*Prompt:*
In the listing below, find every line with the string "this" and pull it out.

*Exercise material:*
----------
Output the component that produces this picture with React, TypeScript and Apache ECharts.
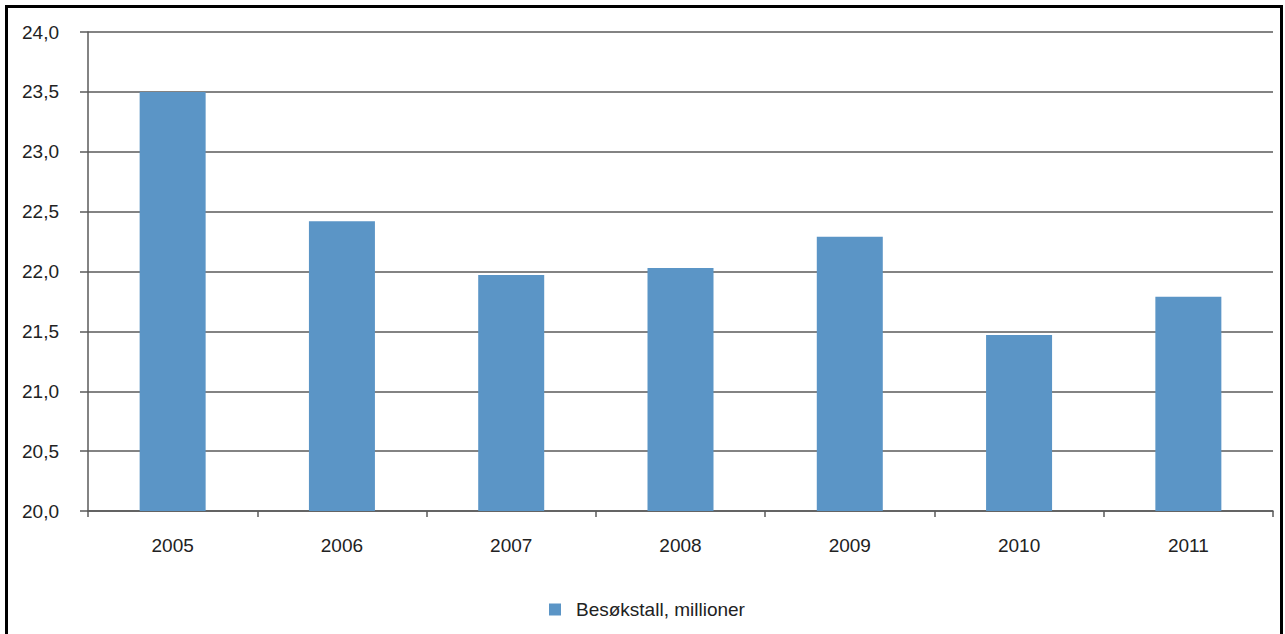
----------
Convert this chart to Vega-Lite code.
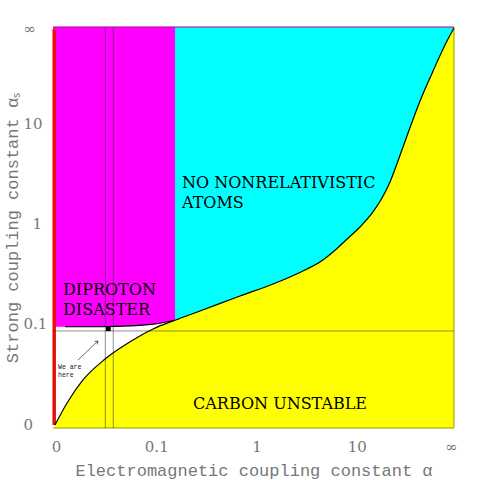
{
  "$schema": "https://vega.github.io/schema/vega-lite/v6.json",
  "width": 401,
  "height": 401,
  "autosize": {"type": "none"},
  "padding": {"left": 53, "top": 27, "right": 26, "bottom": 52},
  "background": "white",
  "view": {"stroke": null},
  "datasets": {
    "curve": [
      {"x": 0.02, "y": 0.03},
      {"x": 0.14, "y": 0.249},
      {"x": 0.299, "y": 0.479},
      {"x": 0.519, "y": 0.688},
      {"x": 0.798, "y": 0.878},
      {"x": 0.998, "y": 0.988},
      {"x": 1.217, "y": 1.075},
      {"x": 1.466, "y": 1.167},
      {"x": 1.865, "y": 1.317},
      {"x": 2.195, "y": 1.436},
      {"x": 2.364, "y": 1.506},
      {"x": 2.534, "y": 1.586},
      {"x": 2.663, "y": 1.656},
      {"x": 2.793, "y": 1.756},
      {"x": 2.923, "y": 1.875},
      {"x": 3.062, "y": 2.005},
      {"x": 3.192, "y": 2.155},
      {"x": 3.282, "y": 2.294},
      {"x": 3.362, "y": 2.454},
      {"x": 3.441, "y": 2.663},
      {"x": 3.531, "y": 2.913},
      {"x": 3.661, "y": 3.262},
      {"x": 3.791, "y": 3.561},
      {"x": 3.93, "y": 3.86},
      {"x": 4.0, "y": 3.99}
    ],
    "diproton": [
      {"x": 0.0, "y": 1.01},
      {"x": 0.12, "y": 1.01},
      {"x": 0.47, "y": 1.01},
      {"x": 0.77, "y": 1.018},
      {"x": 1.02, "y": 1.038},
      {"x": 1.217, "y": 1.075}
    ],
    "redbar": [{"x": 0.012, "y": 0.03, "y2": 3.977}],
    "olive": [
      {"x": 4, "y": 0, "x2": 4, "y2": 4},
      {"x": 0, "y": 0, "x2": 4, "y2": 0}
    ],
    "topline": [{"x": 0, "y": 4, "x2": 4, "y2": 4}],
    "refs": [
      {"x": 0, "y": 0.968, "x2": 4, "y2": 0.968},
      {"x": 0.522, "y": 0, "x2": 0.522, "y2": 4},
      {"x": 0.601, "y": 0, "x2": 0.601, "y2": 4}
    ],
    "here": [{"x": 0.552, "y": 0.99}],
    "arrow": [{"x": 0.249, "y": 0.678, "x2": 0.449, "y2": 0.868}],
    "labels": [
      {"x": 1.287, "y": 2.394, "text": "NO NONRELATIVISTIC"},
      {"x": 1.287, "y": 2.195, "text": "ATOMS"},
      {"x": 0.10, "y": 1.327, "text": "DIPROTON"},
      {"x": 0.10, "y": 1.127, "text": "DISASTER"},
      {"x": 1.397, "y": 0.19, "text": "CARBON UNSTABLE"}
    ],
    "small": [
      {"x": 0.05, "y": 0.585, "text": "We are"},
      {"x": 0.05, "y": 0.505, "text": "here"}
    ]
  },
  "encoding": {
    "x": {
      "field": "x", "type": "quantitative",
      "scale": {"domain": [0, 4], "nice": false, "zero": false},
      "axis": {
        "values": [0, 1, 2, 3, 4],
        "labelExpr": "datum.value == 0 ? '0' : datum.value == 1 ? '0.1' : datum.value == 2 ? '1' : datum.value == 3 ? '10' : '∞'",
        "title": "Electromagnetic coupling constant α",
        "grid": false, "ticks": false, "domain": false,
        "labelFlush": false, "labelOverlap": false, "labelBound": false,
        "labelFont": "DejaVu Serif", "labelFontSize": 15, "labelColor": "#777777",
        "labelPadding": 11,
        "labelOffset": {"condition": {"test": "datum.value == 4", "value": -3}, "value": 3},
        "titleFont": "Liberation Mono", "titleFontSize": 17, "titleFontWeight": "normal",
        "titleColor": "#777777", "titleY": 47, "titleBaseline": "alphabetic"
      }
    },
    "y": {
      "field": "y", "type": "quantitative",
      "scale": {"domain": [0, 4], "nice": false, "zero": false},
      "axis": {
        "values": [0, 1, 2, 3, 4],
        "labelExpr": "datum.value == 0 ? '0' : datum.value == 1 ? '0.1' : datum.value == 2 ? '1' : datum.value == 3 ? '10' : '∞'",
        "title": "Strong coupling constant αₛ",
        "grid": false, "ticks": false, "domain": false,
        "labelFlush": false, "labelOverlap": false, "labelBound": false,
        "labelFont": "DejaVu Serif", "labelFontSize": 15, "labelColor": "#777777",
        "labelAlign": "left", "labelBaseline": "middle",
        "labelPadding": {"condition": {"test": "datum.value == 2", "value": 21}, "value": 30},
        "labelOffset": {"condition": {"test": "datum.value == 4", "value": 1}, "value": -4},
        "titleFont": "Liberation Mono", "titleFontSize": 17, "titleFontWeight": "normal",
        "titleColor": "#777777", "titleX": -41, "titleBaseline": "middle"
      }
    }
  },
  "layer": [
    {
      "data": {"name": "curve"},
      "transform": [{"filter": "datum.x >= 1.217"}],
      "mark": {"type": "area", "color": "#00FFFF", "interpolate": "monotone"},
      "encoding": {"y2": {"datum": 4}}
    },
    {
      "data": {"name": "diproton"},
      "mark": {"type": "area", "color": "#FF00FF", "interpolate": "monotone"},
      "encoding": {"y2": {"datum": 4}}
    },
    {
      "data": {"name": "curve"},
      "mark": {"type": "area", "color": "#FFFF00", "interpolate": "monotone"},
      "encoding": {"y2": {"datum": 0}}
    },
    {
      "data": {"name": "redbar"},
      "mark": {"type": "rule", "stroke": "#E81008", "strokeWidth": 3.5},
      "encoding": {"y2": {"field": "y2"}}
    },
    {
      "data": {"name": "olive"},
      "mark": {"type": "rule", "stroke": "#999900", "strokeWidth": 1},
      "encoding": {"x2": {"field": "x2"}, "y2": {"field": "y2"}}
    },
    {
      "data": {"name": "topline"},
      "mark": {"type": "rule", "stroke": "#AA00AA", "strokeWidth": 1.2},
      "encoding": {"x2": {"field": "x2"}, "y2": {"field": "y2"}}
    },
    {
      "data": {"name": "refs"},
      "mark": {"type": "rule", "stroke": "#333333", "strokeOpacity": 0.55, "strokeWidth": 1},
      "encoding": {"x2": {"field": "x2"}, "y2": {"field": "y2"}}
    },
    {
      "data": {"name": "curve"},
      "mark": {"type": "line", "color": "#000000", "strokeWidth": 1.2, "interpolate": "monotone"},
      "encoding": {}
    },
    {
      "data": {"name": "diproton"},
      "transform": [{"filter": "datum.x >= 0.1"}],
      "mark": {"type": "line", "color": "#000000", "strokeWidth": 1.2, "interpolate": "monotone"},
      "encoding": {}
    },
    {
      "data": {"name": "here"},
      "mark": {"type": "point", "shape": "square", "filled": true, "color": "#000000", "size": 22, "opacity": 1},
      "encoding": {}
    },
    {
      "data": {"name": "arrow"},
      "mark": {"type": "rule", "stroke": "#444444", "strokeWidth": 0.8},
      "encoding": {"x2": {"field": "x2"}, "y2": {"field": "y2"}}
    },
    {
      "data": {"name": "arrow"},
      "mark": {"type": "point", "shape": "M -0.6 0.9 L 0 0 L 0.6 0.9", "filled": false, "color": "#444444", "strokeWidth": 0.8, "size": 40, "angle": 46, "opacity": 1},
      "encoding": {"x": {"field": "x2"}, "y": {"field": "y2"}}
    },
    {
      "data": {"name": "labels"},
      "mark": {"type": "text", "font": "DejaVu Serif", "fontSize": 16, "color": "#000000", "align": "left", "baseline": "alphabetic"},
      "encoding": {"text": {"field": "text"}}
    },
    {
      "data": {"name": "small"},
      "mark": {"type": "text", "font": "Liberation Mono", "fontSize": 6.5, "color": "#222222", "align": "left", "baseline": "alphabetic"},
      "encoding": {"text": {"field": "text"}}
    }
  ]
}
----------
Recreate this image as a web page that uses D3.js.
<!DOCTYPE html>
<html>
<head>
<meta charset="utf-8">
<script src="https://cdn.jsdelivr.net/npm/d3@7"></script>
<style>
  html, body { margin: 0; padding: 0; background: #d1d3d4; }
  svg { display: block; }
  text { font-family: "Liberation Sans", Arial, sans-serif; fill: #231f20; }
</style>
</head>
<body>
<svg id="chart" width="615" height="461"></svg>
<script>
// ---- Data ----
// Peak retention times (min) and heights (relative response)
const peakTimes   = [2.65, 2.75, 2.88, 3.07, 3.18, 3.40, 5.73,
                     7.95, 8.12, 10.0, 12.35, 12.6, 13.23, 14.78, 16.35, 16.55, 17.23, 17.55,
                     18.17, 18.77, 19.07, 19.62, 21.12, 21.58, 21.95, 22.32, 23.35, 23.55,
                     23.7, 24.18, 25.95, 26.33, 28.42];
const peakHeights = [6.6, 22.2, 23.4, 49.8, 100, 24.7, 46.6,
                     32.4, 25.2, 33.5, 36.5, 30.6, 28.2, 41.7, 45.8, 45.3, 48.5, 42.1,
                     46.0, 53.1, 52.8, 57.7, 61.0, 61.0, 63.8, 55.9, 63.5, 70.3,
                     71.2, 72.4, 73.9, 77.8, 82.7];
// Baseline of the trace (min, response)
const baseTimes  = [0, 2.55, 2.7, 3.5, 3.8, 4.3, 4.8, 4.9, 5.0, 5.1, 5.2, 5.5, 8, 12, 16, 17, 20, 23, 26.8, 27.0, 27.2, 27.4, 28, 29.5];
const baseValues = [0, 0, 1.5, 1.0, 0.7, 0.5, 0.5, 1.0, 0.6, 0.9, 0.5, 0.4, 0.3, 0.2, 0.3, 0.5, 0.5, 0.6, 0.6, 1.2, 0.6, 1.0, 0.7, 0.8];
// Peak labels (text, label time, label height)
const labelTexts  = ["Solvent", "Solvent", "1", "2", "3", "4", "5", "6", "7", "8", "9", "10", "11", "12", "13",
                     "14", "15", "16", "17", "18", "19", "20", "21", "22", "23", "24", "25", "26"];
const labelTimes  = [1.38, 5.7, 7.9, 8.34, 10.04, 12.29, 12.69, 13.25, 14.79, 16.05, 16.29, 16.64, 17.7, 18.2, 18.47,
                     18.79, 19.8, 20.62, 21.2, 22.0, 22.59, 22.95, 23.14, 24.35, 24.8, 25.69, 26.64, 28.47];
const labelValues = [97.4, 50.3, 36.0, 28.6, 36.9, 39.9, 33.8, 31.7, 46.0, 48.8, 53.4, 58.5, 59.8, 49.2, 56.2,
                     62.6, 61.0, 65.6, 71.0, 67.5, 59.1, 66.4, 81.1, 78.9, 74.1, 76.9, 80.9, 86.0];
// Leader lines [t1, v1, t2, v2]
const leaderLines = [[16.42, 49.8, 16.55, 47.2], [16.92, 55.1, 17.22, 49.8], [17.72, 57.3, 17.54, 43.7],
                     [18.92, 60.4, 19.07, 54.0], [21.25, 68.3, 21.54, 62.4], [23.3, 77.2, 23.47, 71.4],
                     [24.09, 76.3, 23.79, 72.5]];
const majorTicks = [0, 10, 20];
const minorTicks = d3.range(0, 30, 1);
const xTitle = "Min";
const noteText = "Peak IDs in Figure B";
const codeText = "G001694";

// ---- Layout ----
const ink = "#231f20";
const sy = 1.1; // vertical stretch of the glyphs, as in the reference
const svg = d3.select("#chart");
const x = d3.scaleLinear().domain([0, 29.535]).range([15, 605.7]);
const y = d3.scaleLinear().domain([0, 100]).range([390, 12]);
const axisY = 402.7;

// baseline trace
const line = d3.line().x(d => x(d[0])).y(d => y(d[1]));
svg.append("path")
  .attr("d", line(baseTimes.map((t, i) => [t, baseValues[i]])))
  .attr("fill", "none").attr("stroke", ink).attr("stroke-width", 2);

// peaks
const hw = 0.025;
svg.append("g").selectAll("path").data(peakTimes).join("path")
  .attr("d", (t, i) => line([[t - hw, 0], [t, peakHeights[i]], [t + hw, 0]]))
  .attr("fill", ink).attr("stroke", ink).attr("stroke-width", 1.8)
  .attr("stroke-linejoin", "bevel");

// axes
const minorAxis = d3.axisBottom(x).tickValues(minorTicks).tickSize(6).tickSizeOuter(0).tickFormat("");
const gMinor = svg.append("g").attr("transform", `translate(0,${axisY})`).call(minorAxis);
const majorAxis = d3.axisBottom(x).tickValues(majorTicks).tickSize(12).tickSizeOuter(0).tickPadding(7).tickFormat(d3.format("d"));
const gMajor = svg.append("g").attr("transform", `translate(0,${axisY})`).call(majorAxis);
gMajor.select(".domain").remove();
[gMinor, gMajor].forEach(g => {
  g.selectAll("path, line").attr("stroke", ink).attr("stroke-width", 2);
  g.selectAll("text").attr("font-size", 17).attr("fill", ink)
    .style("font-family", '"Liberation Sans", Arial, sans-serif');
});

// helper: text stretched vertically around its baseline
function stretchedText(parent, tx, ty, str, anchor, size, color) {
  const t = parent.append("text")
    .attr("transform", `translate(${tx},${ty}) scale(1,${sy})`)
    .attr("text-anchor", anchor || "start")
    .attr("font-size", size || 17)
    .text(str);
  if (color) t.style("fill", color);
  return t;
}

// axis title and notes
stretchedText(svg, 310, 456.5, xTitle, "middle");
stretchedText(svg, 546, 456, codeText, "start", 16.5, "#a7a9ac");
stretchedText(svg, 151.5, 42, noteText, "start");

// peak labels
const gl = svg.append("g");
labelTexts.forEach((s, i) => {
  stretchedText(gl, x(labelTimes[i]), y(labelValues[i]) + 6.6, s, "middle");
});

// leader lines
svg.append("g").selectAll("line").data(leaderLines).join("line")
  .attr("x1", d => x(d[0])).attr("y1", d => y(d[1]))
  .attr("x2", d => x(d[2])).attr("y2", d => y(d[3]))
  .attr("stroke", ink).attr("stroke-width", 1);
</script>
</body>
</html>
----------
*Exercise result:*
Output the component that produces this picture with React, TypeScript and Apache ECharts.
Convert this chart to Vega-Lite code.
Recreate this image as a web page that uses D3.js.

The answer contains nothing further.